* _YOUR OBJECTIVE_
Leaving out all pictures, please print only the lines from the one containing "Write the Plotly code for this chart." through the one containing "font=dict(family=FONT, size=17, color=TEXT)))".

* _DATA SUPPLIED_
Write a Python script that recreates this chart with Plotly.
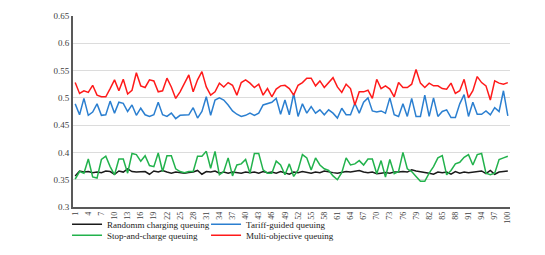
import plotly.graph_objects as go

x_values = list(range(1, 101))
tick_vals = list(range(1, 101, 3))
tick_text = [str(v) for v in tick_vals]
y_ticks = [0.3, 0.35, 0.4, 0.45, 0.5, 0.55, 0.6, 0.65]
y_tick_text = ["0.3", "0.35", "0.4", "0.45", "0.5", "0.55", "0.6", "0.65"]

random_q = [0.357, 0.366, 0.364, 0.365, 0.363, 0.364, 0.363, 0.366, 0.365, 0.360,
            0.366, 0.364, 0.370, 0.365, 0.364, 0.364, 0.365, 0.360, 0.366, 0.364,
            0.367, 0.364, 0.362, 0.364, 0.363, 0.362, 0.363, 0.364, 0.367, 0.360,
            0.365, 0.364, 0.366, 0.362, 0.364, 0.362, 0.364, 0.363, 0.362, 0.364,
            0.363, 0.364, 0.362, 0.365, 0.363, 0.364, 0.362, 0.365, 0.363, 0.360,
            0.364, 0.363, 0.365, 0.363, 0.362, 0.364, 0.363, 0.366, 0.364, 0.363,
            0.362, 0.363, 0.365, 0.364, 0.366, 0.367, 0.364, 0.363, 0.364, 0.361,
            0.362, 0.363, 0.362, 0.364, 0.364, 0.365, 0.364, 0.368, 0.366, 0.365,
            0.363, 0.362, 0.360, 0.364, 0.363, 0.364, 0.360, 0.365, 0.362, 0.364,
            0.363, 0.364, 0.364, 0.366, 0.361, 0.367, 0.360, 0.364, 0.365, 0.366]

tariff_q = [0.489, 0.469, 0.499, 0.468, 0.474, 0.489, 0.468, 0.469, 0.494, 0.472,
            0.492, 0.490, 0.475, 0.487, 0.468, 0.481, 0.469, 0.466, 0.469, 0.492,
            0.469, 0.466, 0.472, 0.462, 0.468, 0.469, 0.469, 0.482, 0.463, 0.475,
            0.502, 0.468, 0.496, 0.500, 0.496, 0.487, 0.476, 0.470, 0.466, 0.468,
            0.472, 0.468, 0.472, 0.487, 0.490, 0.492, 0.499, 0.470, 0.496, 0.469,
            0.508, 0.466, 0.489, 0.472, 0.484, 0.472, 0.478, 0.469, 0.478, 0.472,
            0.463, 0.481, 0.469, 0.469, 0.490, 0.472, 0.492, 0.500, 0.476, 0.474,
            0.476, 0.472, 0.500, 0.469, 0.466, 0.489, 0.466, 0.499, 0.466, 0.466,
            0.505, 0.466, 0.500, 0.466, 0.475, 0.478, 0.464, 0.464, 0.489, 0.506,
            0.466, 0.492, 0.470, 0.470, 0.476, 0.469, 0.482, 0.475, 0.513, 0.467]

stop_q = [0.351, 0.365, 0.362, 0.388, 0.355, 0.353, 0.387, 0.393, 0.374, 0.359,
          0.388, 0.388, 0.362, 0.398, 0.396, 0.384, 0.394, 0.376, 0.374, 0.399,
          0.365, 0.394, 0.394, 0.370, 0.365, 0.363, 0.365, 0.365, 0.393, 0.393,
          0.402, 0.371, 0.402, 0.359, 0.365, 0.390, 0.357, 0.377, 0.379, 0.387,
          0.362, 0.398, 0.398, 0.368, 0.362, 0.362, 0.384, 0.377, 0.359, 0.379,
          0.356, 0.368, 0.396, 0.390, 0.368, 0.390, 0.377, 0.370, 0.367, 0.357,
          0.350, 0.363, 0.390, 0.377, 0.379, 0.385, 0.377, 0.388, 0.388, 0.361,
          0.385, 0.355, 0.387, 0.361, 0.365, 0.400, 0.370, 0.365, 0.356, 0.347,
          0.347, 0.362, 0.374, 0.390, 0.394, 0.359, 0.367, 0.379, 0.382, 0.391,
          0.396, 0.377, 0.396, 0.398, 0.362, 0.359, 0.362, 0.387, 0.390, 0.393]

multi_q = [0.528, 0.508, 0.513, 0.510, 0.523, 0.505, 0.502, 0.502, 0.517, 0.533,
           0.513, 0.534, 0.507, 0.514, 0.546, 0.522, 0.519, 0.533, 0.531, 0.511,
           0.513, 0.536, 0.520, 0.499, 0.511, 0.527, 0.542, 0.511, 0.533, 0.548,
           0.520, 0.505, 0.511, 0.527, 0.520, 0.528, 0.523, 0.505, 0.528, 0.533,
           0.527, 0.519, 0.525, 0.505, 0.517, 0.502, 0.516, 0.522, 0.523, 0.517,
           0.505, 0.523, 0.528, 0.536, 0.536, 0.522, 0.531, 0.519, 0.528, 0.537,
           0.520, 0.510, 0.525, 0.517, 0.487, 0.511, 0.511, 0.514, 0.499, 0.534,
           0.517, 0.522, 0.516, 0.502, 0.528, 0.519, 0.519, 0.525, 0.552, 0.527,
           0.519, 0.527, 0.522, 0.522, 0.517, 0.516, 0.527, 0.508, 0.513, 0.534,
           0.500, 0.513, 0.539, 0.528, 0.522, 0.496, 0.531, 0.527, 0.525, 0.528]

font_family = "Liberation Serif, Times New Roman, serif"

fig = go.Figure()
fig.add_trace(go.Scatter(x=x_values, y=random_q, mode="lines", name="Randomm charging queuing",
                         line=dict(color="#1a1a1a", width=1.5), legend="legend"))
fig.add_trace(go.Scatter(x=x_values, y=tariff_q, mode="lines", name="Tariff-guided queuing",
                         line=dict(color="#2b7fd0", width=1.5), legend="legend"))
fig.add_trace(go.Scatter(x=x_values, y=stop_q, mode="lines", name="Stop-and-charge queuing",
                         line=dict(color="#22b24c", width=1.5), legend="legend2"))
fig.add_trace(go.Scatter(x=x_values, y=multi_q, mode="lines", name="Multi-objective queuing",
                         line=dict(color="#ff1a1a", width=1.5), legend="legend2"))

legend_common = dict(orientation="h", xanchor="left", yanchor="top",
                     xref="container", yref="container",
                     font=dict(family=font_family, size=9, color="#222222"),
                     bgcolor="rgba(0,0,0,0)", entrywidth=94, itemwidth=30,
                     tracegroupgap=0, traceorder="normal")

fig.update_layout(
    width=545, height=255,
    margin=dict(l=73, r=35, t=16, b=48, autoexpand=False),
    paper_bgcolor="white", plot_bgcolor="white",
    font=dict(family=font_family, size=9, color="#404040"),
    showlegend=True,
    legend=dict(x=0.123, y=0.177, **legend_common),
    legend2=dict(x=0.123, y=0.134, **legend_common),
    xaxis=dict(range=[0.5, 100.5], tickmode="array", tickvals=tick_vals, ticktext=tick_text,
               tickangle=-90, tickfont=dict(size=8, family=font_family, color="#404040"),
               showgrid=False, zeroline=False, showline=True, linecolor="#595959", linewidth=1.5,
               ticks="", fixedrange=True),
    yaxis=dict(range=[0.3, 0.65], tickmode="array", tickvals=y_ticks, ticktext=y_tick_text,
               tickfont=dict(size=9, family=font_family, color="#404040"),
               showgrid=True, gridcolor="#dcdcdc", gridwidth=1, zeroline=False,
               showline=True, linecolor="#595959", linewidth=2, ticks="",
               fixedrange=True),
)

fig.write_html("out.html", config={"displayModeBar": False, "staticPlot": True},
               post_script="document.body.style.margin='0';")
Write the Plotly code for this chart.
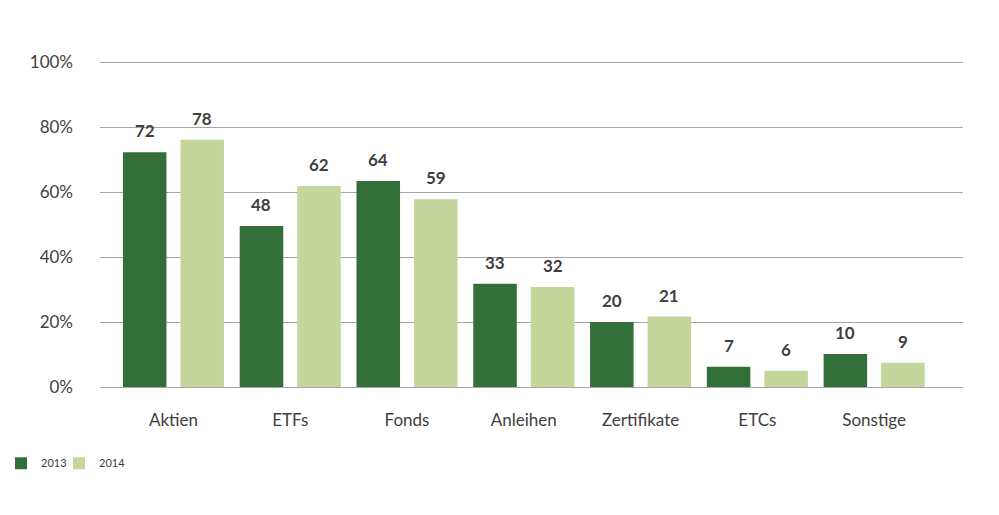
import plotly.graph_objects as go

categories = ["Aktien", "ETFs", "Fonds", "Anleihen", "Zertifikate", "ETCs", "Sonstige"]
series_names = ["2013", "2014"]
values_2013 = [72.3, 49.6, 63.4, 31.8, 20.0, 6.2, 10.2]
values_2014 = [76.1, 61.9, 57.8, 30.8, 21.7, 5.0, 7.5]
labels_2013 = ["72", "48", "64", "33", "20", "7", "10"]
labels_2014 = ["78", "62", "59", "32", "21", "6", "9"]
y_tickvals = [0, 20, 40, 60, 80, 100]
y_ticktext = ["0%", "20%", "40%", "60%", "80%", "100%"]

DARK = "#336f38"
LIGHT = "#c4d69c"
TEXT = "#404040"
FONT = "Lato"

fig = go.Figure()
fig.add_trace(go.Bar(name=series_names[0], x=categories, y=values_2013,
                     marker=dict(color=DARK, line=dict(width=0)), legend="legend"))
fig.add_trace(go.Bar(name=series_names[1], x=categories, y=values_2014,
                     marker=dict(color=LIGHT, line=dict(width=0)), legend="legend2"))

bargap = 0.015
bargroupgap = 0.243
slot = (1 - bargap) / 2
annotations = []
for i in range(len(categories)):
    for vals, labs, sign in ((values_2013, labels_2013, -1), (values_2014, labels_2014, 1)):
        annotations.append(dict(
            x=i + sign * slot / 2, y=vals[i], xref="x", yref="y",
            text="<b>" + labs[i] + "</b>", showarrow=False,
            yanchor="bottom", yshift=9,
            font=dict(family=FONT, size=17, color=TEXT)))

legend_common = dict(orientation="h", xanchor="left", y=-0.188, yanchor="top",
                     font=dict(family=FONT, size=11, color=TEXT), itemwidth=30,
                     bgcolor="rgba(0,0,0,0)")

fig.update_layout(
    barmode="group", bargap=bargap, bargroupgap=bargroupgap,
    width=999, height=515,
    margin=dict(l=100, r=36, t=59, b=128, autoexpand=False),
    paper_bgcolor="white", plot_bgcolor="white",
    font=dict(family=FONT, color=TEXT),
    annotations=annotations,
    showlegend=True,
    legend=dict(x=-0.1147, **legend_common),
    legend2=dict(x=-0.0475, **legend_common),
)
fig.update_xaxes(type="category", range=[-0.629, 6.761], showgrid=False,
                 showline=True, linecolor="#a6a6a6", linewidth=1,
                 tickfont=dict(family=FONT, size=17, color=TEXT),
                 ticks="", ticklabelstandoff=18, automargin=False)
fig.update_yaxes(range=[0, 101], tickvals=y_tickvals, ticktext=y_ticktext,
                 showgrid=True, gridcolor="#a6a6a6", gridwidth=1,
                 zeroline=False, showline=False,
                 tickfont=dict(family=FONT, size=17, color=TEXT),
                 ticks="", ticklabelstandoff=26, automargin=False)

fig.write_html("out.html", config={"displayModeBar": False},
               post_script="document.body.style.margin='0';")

* _SOLUTION TO THE EXERCISE_
Write the Plotly code for this chart.
import plotly.graph_objects as go

categories = ["Aktien", "ETFs", "Fonds", "Anleihen", "Zertifikate", "ETCs", "Sonstige"]
series_names = ["2013", "2014"]
values_2013 = [72.3, 49.6, 63.4, 31.8, 20.0, 6.2, 10.2]
values_2014 = [76.1, 61.9, 57.8, 30.8, 21.7, 5.0, 7.5]
labels_2013 = ["72", "48", "64", "33", "20", "7", "10"]
labels_2014 = ["78", "62", "59", "32", "21", "6", "9"]
y_tickvals = [0, 20, 40, 60, 80, 100]
y_ticktext = ["0%", "20%", "40%", "60%", "80%", "100%"]

DARK = "#336f38"
LIGHT = "#c4d69c"
TEXT = "#404040"
FONT = "Lato"

fig = go.Figure()
fig.add_trace(go.Bar(name=series_names[0], x=categories, y=values_2013,
                     marker=dict(color=DARK, line=dict(width=0)), legend="legend"))
fig.add_trace(go.Bar(name=series_names[1], x=categories, y=values_2014,
                     marker=dict(color=LIGHT, line=dict(width=0)), legend="legend2"))

bargap = 0.015
bargroupgap = 0.243
slot = (1 - bargap) / 2
annotations = []
for i in range(len(categories)):
    for vals, labs, sign in ((values_2013, labels_2013, -1), (values_2014, labels_2014, 1)):
        annotations.append(dict(
            x=i + sign * slot / 2, y=vals[i], xref="x", yref="y",
            text="<b>" + labs[i] + "</b>", showarrow=False,
            yanchor="bottom", yshift=9,
            font=dict(family=FONT, size=17, color=TEXT)))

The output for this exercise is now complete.